*** Records for the exercise ***
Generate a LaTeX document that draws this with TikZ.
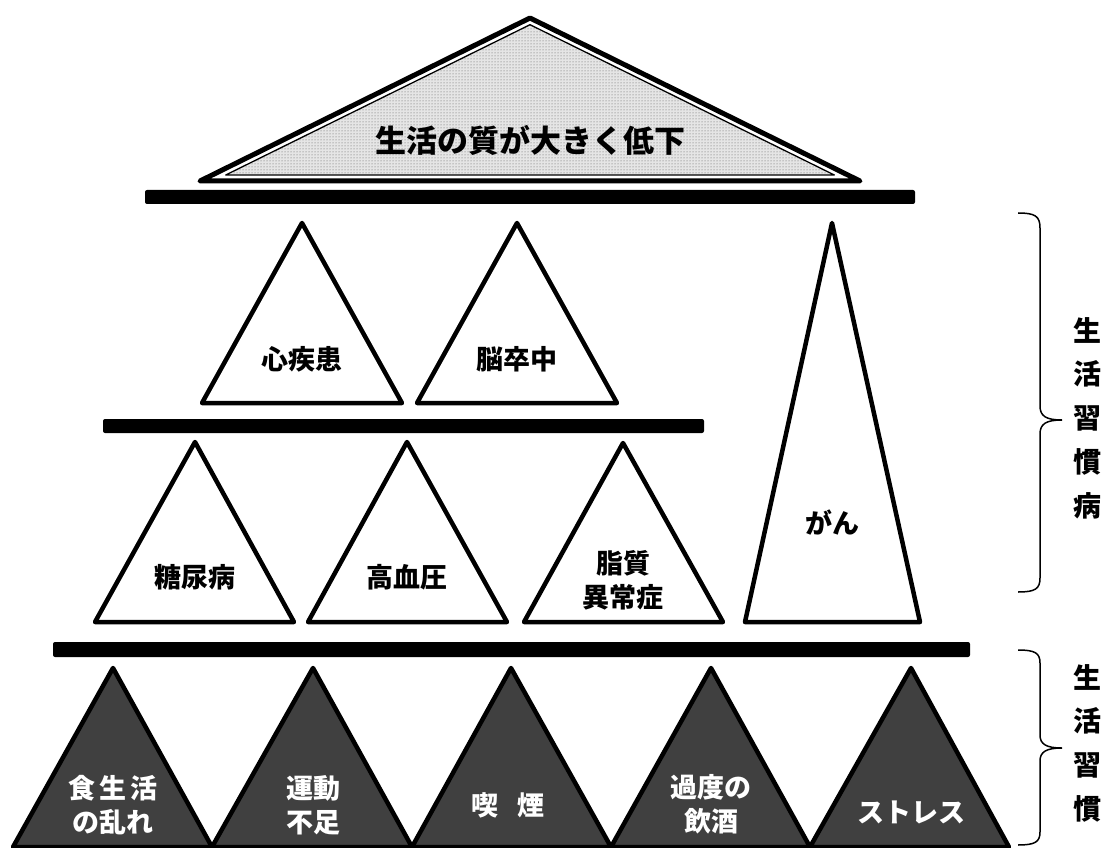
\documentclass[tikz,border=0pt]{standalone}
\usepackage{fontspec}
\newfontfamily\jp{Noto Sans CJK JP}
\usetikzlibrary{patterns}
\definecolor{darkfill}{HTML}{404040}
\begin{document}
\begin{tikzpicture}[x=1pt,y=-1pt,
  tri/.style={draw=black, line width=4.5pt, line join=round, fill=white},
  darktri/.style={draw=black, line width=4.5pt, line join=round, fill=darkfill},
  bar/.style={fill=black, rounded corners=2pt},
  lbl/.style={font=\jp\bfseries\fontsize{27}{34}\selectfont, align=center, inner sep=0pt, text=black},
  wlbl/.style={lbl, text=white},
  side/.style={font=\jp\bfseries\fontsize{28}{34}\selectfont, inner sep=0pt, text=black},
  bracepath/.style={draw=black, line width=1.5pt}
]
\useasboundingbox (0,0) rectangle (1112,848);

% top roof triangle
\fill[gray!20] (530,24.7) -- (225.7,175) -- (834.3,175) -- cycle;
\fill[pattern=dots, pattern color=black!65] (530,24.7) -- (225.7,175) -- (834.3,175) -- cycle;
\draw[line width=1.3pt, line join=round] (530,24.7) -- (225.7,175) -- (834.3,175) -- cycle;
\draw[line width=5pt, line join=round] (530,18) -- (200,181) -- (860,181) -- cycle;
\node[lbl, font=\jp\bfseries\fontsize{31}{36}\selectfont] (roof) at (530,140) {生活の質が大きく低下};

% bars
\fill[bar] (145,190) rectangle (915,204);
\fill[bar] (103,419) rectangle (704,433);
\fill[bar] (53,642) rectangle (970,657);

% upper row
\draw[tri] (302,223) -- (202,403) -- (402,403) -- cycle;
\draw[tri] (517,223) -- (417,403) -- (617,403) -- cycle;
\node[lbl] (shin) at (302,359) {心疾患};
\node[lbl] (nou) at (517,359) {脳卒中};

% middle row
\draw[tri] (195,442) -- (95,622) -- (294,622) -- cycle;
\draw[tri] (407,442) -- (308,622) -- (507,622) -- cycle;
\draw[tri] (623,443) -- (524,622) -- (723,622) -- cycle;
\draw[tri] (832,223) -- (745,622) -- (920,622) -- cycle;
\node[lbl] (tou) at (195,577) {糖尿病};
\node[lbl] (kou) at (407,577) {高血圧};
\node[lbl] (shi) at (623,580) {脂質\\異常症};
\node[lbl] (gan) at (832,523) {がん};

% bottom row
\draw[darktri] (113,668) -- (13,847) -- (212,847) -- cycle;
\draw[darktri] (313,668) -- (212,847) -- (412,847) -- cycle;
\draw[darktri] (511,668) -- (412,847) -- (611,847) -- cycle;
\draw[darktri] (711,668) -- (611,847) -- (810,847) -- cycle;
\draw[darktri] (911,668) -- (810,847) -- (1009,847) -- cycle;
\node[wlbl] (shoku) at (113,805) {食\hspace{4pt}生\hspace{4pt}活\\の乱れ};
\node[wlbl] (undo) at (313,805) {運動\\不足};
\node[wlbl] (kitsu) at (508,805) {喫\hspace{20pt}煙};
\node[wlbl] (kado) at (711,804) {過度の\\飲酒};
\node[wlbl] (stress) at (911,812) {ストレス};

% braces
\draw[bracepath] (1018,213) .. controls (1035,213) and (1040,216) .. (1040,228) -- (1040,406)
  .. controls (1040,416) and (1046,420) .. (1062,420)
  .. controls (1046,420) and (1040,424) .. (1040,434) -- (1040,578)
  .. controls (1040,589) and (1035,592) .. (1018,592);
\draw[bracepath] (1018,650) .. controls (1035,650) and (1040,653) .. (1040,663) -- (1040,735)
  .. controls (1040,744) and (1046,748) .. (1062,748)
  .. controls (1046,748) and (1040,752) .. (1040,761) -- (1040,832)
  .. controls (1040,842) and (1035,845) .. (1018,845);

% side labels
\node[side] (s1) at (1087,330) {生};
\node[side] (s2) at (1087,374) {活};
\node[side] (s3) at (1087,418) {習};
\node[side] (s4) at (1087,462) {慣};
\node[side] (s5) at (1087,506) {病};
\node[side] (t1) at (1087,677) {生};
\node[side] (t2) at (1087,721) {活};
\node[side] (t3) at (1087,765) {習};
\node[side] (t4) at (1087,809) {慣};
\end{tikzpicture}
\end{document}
***
*** Records for the exercise ***
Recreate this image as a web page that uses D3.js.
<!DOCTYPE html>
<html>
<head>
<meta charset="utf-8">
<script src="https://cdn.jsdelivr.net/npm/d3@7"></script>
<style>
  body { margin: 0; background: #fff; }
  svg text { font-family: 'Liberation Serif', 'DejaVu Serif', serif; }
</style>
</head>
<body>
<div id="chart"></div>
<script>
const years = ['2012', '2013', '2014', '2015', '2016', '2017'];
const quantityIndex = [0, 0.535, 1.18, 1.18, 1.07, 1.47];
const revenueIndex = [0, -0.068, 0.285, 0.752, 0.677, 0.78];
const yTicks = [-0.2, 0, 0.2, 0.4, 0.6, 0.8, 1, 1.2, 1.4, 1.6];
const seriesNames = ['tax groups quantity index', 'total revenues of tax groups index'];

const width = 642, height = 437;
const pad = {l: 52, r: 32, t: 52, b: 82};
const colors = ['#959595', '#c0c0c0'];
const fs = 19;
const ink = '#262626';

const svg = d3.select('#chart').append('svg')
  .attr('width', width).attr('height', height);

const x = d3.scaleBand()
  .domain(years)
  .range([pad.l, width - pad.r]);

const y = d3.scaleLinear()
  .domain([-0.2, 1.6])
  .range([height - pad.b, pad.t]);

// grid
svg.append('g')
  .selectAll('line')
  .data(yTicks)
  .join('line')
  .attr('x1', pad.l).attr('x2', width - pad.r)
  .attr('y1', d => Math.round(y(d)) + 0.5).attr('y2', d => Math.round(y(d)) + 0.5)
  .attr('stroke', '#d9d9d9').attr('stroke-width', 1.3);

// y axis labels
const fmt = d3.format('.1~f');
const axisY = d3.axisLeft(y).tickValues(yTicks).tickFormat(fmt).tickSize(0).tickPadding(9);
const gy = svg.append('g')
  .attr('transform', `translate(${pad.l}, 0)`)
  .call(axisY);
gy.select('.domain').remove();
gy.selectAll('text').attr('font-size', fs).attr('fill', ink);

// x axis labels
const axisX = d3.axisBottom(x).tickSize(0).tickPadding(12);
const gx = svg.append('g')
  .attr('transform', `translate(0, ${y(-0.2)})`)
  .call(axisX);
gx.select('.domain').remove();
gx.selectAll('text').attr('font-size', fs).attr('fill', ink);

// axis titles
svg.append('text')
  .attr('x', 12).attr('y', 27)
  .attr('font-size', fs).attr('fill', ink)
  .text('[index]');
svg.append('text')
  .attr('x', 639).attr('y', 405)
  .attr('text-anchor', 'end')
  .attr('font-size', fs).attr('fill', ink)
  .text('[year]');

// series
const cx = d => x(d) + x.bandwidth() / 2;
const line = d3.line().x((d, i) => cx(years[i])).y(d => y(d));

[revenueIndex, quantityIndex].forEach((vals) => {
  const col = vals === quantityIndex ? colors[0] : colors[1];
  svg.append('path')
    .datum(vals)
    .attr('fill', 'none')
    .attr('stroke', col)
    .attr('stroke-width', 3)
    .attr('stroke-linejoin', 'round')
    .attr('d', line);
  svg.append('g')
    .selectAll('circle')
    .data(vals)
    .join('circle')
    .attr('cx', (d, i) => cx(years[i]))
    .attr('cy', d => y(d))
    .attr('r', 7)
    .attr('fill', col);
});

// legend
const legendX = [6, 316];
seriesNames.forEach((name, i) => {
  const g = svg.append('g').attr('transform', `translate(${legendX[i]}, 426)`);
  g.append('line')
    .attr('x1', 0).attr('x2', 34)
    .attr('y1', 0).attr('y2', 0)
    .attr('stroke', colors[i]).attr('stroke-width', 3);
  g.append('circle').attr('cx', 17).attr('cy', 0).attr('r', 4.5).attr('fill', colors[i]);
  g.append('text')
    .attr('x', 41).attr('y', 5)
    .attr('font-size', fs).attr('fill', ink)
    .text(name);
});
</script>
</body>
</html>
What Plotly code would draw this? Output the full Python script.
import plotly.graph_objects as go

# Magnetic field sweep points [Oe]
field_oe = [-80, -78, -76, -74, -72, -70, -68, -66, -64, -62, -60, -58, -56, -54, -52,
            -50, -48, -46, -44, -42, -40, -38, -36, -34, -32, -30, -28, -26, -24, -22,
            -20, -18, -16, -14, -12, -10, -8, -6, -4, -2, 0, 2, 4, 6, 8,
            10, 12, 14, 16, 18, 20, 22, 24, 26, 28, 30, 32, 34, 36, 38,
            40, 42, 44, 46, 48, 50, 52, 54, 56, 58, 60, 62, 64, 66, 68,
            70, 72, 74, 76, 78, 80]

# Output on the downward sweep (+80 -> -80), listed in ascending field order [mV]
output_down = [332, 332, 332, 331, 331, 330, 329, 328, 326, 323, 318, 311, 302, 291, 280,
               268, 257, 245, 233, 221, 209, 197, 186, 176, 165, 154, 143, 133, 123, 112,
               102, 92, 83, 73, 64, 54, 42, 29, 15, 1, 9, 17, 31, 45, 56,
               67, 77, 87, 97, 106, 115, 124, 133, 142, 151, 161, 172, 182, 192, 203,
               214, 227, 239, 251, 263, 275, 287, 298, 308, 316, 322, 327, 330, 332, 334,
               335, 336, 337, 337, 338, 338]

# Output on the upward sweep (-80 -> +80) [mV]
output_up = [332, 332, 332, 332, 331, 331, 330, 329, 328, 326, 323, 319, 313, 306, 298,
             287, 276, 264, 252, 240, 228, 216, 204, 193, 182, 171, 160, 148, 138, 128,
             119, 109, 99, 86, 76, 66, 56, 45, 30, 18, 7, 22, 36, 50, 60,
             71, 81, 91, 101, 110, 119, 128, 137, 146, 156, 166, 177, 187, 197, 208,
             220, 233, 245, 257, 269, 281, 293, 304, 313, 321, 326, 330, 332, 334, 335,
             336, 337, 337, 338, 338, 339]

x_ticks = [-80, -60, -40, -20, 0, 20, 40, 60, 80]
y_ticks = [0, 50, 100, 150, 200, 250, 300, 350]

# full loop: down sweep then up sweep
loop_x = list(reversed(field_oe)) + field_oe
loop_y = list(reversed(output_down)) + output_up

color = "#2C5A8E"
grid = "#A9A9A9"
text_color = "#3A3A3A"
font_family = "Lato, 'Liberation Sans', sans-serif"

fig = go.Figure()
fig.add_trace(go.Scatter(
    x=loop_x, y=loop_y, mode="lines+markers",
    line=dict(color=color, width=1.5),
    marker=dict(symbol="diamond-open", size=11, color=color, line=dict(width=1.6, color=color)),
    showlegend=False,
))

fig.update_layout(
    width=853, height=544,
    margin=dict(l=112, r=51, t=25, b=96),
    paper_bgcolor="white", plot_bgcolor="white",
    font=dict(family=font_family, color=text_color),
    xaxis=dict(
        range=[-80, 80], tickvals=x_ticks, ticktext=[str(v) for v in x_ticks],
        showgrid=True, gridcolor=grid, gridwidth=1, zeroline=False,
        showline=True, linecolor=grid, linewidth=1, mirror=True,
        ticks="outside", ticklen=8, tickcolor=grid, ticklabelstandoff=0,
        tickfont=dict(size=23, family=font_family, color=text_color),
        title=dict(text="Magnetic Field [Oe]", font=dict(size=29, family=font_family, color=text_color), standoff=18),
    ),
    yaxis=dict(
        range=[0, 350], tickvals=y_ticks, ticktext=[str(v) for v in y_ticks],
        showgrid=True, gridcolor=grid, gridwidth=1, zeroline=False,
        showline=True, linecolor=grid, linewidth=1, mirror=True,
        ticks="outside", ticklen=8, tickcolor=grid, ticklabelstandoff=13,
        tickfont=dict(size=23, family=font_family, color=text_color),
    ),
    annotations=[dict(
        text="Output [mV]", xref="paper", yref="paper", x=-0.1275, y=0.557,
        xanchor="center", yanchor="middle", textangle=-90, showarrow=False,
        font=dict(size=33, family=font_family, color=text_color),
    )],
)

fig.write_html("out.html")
***
§ **Instruction**
Exactly as written, quote the lines from the one that has "What Plotly code" down to the one that has "335, 336, 337, 337, 338, 338]", and include both.

§ **Written response**
What Plotly code would draw this? Output the full Python script.
import plotly.graph_objects as go

# Magnetic field sweep points [Oe]
field_oe = [-80, -78, -76, -74, -72, -70, -68, -66, -64, -62, -60, -58, -56, -54, -52,
            -50, -48, -46, -44, -42, -40, -38, -36, -34, -32, -30, -28, -26, -24, -22,
            -20, -18, -16, -14, -12, -10, -8, -6, -4, -2, 0, 2, 4, 6, 8,
            10, 12, 14, 16, 18, 20, 22, 24, 26, 28, 30, 32, 34, 36, 38,
            40, 42, 44, 46, 48, 50, 52, 54, 56, 58, 60, 62, 64, 66, 68,
            70, 72, 74, 76, 78, 80]

# Output on the downward sweep (+80 -> -80), listed in ascending field order [mV]
output_down = [332, 332, 332, 331, 331, 330, 329, 328, 326, 323, 318, 311, 302, 291, 280,
               268, 257, 245, 233, 221, 209, 197, 186, 176, 165, 154, 143, 133, 123, 112,
               102, 92, 83, 73, 64, 54, 42, 29, 15, 1, 9, 17, 31, 45, 56,
               67, 77, 87, 97, 106, 115, 124, 133, 142, 151, 161, 172, 182, 192, 203,
               214, 227, 239, 251, 263, 275, 287, 298, 308, 316, 322, 327, 330, 332, 334,
               335, 336, 337, 337, 338, 338]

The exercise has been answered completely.